### Dataset content

** start **

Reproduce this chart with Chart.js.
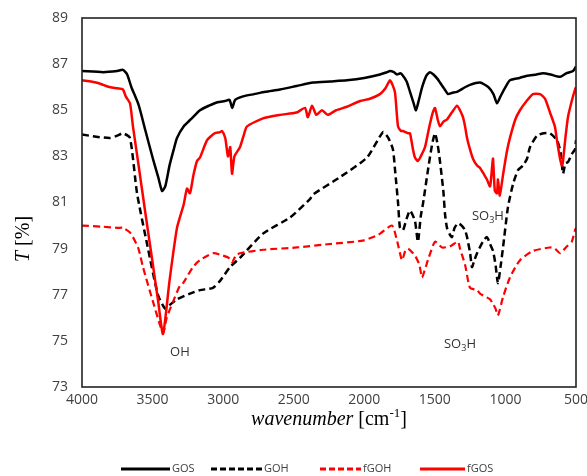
<!DOCTYPE html>
<html>
<head>
<meta charset="utf-8">
<script src="https://cdn.jsdelivr.net/npm/chart.js@4.4.1/dist/chart.umd.min.js"></script>
<style>
html,body{margin:0;padding:0;background:#fff;}
#wrap{width:587px;height:476px;position:relative;}
</style>
</head>
<body>
<div id="wrap"><canvas id="c" width="587" height="476"></canvas></div>
<script>
// ---- data (wavenumber in cm-1, transmittance in %) ----
const seriesNames = ["GOS", "GOH", "fGOH", "fGOS"];
const xTicks = [4000, 3500, 3000, 2500, 2000, 1500, 1000, 500];
const yTicks = [73, 75, 77, 79, 81, 83, 85, 87, 89];

const gosX = [4000,3850,3750,3710,3680,3650,3600,3550,3500,3460,3433,3410,3380,3350,3327,3280,3230,3164,3100,3040,2987,2955,2935,2915,2859,2780,2700,2597,2480,2363,2240,2123,2000,1889,1840,1818,1790,1768,1745,1726,1700,1676,1650,1634,1615,1590,1560,1535,1510,1480,1464,1430,1407,1380,1343,1300,1251,1180,1120,1085,1060,1035,1000,968,900,847,780,734,680,613,570,521,500];
const gosY = [86.7,86.65,86.7,86.75,86.55,86.0,85.25,84.1,82.95,82.1,81.5,81.7,82.6,83.3,83.8,84.3,84.6,85.0,85.2,85.35,85.4,85.45,85.1,85.45,85.6,85.7,85.8,85.9,86.05,86.2,86.25,86.3,86.4,86.55,86.65,86.7,86.65,86.55,86.6,86.5,86.25,85.8,85.3,85.0,85.4,86.0,86.5,86.65,86.55,86.35,86.2,85.9,85.7,85.75,85.8,85.95,86.1,86.2,86.0,85.7,85.3,85.6,86.0,86.3,86.4,86.5,86.55,86.6,86.55,86.45,86.6,86.7,86.9];

const gohX = [4000,3900,3800,3750,3710,3660,3610,3539,3462,3412,3380,3327,3235,3164,3072,3022,2951,2881,2718,2526,2385,2363,2172,1981,1867,1830,1797,1782,1761,1747,1726,1700,1676,1641,1620,1600,1584,1549,1520,1499,1480,1464,1440,1428,1414,1393,1379,1360,1336,1310,1286,1272,1250,1237,1220,1201,1160,1131,1109,1088,1070,1053,1035,1017,982,946,911,876,847,826,776,730,684,635,610,592,575,557,530,507,500];
const gohY = [83.95,83.85,83.8,83.9,84.0,83.8,81.4,79.2,77.0,76.4,76.55,76.8,77.05,77.2,77.3,77.6,78.2,78.6,79.65,80.35,81.15,81.35,82.1,82.95,84.05,83.8,83.3,82.4,81.0,79.9,79.8,80.3,80.65,80.2,79.3,80.4,80.95,82.4,83.5,84.0,83.5,82.8,81.5,80.5,79.9,79.6,79.5,79.9,80.1,80.0,79.8,79.5,78.8,78.2,78.5,78.8,79.3,79.5,79.2,78.9,78.3,77.5,78.2,79.05,80.8,81.8,82.4,82.6,82.9,83.4,83.9,84.0,84.0,83.7,83.2,82.25,82.7,82.75,83.1,83.3,83.7];

const fgohX = [4000,3850,3750,3710,3660,3639,3600,3568,3497,3426,3400,3355,3306,3284,3214,3164,3072,3001,2960,2937,2910,2881,2718,2477,2243,2009,1900,1804,1768,1733,1710,1690,1641,1610,1591,1570,1549,1499,1449,1393,1336,1322,1286,1251,1201,1180,1109,1088,1070,1053,1017,968,897,805,684,650,613,564,530,507,500];
const fgohY = [80.0,79.95,79.9,79.9,79.7,79.5,79.0,78.2,76.7,75.35,76.0,76.7,77.4,77.5,78.2,78.5,78.8,78.7,78.6,78.4,78.7,78.8,78.95,79.05,79.2,79.35,79.6,80.0,79.35,78.5,78.9,79.0,78.7,78.3,77.75,78.1,78.5,79.3,79.05,79.1,79.3,79.0,78.3,77.3,77.2,77.05,76.8,76.6,76.4,76.1,76.9,77.75,78.5,78.9,79.05,79.0,78.8,79.1,79.3,79.8,79.9];

const fgosX = [4000,3900,3850,3800,3750,3710,3690,3660,3639,3600,3550,3500,3460,3426,3380,3327,3280,3256,3235,3210,3185,3164,3114,3060,3022,3008,2985,2966,2950,2937,2920,2881,2850,2831,2718,2597,2480,2420,2400,2370,2340,2300,2260,2200,2123,2030,1960,1889,1850,1818,1800,1782,1761,1740,1726,1690,1676,1655,1641,1620,1600,1570,1549,1535,1515,1499,1480,1464,1440,1414,1380,1343,1322,1301,1286,1272,1251,1230,1201,1180,1150,1131,1109,1095,1088,1075,1060,1053,1040,1017,990,968,930,897,850,805,755,720,684,650,635,613,599,592,575,557,530,507,500];
const fgosY = [86.3,86.2,86.1,86.0,85.95,85.9,85.6,85.3,84.3,82.65,80.5,78.4,76.7,75.3,77.6,79.9,80.9,81.6,81.4,82.2,82.8,82.95,83.7,84.0,84.05,84.1,83.8,83.0,83.4,82.25,83.0,83.4,84.0,84.3,84.65,84.8,84.9,85.1,84.7,85.2,84.8,85.0,84.8,85.0,85.15,85.4,85.5,85.7,85.95,86.3,86.1,85.75,84.3,84.1,84.1,84.0,84.0,83.3,82.95,82.8,83.0,83.4,84.0,84.4,84.9,85.1,84.6,84.3,84.5,84.6,84.9,85.2,85.0,84.7,84.3,83.8,83.3,82.9,82.6,82.5,82.2,82.0,81.7,82.5,82.9,81.5,81.4,82.0,81.3,82.2,83.2,83.8,84.6,85.0,85.4,85.7,85.7,85.5,84.9,84.3,83.7,82.9,82.6,82.8,83.8,84.7,85.4,85.9,86.0];

// annotation labels placed in data coordinates
const annotations = [
  {parts:[["OH",false]], x:3306, y:74.5},
  {parts:[["SO",false],["3",true],["H",false]], x:1322, y:74.85},
  {parts:[["SO",false],["3",true],["H",false]], x:1124, y:80.4}
];

function pts(xs, ys){ return xs.map((x,i)=>({x:x, y:ys[i]})); }

const RED = '#ff0000';
const styles = {
  GOS:  {color:'#000', dash:[], width:2.5},
  GOH:  {color:'#000', dash:[7,4], width:2.5},
  fGOH: {color:RED, dash:[7,4], width:2.2},
  fGOS: {color:RED, dash:[], width:2.5}
};
const dataMap = {GOS:[gosX,gosY], GOH:[gohX,gohY], fGOH:[fgohX,fgohY], fGOS:[fgosX,fgosY]};
const drawOrder = {GOS:1, GOH:3, fGOH:2, fGOS:0};

const datasets = seriesNames.map(n => ({
  label:n,
  data: pts(dataMap[n][0], dataMap[n][1]),
  borderColor: styles[n].color,
  borderDash: styles[n].dash,
  borderWidth: styles[n].width,
  pointRadius:0,
  tension:0.2,
  fill:false,
  order: drawOrder[n]
}));

const TICK_FONT = {family:'"Open Sans", sans-serif', size:14};
const TICK_COLOR = '#404040';

const decor = {
  id:'decor',
  afterDatasetsDraw(chart){
    const ctx = chart.ctx, a = chart.chartArea;
    ctx.save();
    ctx.strokeStyle = '#222';
    ctx.lineWidth = 1.6;
    ctx.setLineDash([]);
    ctx.strokeRect(a.left, a.top, a.right-a.left, a.bottom-a.top);
    ctx.restore();
  },
  afterDraw(chart){
    const ctx = chart.ctx;
    const xs = chart.scales.x, ys = chart.scales.y;
    ctx.save();
    // x-axis title
    const serif = '"Liberation Serif", "DejaVu Serif", serif';
    const segsX = [
      ['wavenumber', 'italic 20px '+serif, 0],
      [' [cm', '20px '+serif, 0],
      ['-1', '13px '+serif, -6],
      [']', '20px '+serif, 0]
    ];
    drawSegs(ctx, segsX, 329, 420);
    // y-axis title rotated
    ctx.save();
    ctx.translate(24, 239);
    ctx.rotate(-Math.PI/2);
    drawSegs(ctx, [['T','italic 20px '+serif,0],[' [%]','20px '+serif,0]], 0, 0);
    ctx.restore();

    // annotations
    for(const an of annotations){
      const px = xs.getPixelForValue(an.x), py = ys.getPixelForValue(an.y);
      const segs = an.parts.map(p => p[1] ? [p[0], '9px "Open Sans", sans-serif', 4] : [p[0], '13px "Open Sans", sans-serif', 0]);
      drawSegs(ctx, segs, px, py, '#333');
    }

    // legend
    const ly = 469;
    const items = [
      {n:'GOS', x1:121, x2:170},
      {n:'GOH', x1:211, x2:262},
      {n:'fGOH', x1:320, x2:361},
      {n:'fGOS', x1:420, x2:465}
    ];
    for(const it of items){
      const st = styles[it.n];
      ctx.beginPath();
      ctx.strokeStyle = st.color;
      ctx.lineWidth = 3;
      ctx.setLineDash(st.dash.length ? [6,3] : []);
      ctx.moveTo(it.x1, ly); ctx.lineTo(it.x2, ly);
      ctx.stroke();
      ctx.setLineDash([]);
      ctx.fillStyle = '#404040';
      ctx.font = '11px "Open Sans", sans-serif';
      ctx.textAlign = 'left';
      ctx.textBaseline = 'middle';
      ctx.fillText(it.n, it.x2 + 2, ly);
    }
    ctx.restore();
  }
};

function drawSegs(ctx, segs, cx, cy, color){
  ctx.save();
  ctx.fillStyle = color || '#000';
  ctx.textBaseline = 'middle';
  ctx.textAlign = 'left';
  let total = 0;
  for(const s of segs){ ctx.font = s[1]; total += ctx.measureText(s[0]).width; }
  let x = cx - total/2;
  for(const s of segs){
    ctx.font = s[1];
    ctx.fillText(s[0], x, cy + s[2]);
    x += ctx.measureText(s[0]).width;
  }
  ctx.restore();
}

new Chart(document.getElementById('c'), {
  type:'line',
  data:{datasets},
  options:{
    responsive:false,
    animation:false,
    devicePixelRatio:1,
    layout:{padding:{top:18, right:11, left:0, bottom:0}},
    plugins:{legend:{display:false}, tooltip:{enabled:false}},
    scales:{
      x:{
        type:'linear', reverse:true, min:500, max:4000,
        afterBuildTicks(s){ s.ticks = xTicks.map(v=>({value:v})); },
        ticks:{font:TICK_FONT, color:TICK_COLOR, padding:5, maxRotation:0, autoSkip:false, callback:v=>String(v)},
        grid:{display:false, drawTicks:false},
        border:{display:false},
        afterFit(s){ s.height = 89; s.paddingLeft = 0; s.paddingRight = 0; }
      },
      y:{
        min:73, max:89,
        afterBuildTicks(s){ s.ticks = yTicks.map(v=>({value:v})); },
        ticks:{font:TICK_FONT, color:TICK_COLOR, padding:14, callback:v=>String(v)},
        grid:{display:false, drawTicks:false},
        border:{display:false},
        afterFit(s){ s.width = 82; s.paddingTop = 0; s.paddingBottom = 0; }
      }
    }
  },
  plugins:[decor]
});
</script>
</body>
</html>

** end **

### Written problem
Starting at the top of the listing above, reproduce each line up to and including the one with "85, 87, 89];"; omit the pictures.

### Answer to this exercise
Reproduce this chart with Chart.js.
<!DOCTYPE html>
<html>
<head>
<meta charset="utf-8">
<script src="https://cdn.jsdelivr.net/npm/chart.js@4.4.1/dist/chart.umd.min.js"></script>
<style>
html,body{margin:0;padding:0;background:#fff;}
#wrap{width:587px;height:476px;position:relative;}
</style>
</head>
<body>
<div id="wrap"><canvas id="c" width="587" height="476"></canvas></div>
<script>
// ---- data (wavenumber in cm-1, transmittance in %) ----
const seriesNames = ["GOS", "GOH", "fGOH", "fGOS"];
const xTicks = [4000, 3500, 3000, 2500, 2000, 1500, 1000, 500];
const yTicks = [73, 75, 77, 79, 81, 83, 85, 87, 89];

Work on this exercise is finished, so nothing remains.